Le Comité européen des Régions demande également à ce que les régions et les villes soient mieux intégrées et reconnues pour participer aux autres programmes de financement de la Commission européen, que ce soit dans le domaine de la recherche et de l'innovation, de l'éducation et de la jeunesse ou encore des transports.

Pourquoi la reconnaissance de la gouvernance à multi-niveaux permet d'obtenir de meilleurs résultats pour les citoyens européens?

Les revendications pour une meilleure implication des villes et des régions ne sont pas un caprice d'élu local. Toutes les études et notre expérience nous ont démontré que la gouvernance à multi-niveaux est le meilleur moyen d'obtenir des résultats tangibles pour les citoyens européens. Ce n'est qu'avec l'implication de tous les niveaux de gouvernance, notamment aux niveaux local et régional, que l'on peut développer des approches territorialisées ("place-based approach") qui répondent aux besoins effectifs des citoyens. Ce n'est qu'avec la coopération de ces différents niveaux de pouvoir que l'on peut également réunir les moyens pour résoudre les problèmes des zones les plus défavorisées, même dans les régions les plus riches. Sans les régions et les villes, l'impact des politiques européennes sera grandement limité.

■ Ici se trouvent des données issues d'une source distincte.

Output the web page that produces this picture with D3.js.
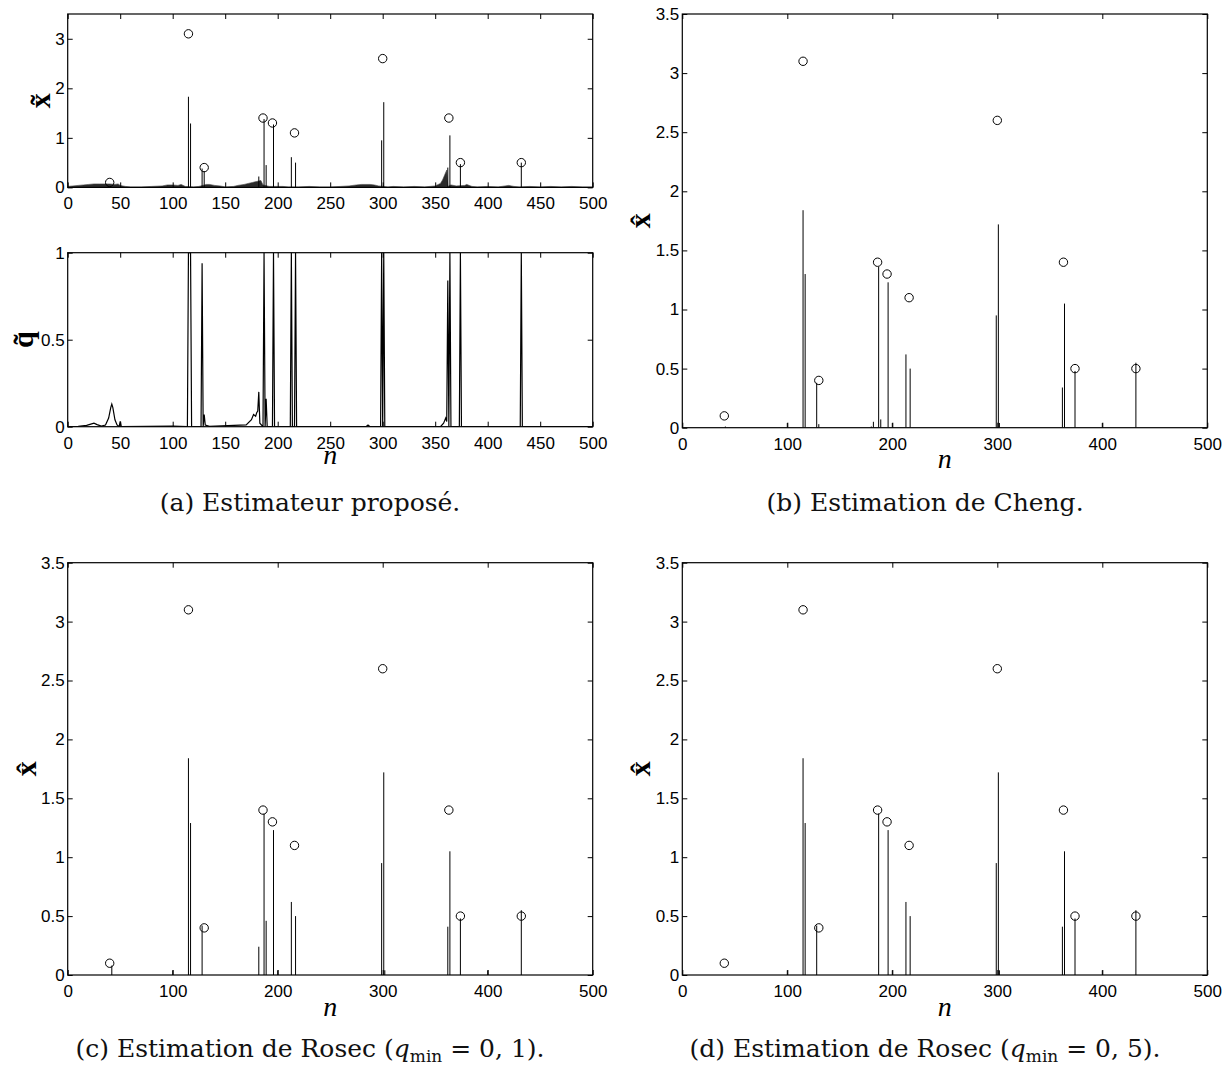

Les stratégies intégrées, agissant sur l'ensemble des facteurs structurels et conjoncturels de la pauvreté ou du déclassement, ne sont possibles que par la réunion des acteurs locaux concernés. Dans ce cadre, on peut regretter que l'Union européenne s'éloigne de la méthodologie qu'elle avait pourtant contribué à mettre sur pied. En retirant le pilier "développement rural" de la politique agricole commune (PAC) ou en initiant une certaine renationalisation du FSE, il semblerait que la Commission européenne ait renoncé à son ambition transformatrice pour nos régions et nos villes.

Nous, au Comité européen des Régions, nous n'avons pas renoncé et nous comptons bien le faire savoir tout au long des négociations sur le prochain cadre financier pluriannuel de l'Union européenne ou sur les règlements de mise en œuvre de la politique de cohésion, de la PAC et de toutes les autres politiques ayant un impact territorial.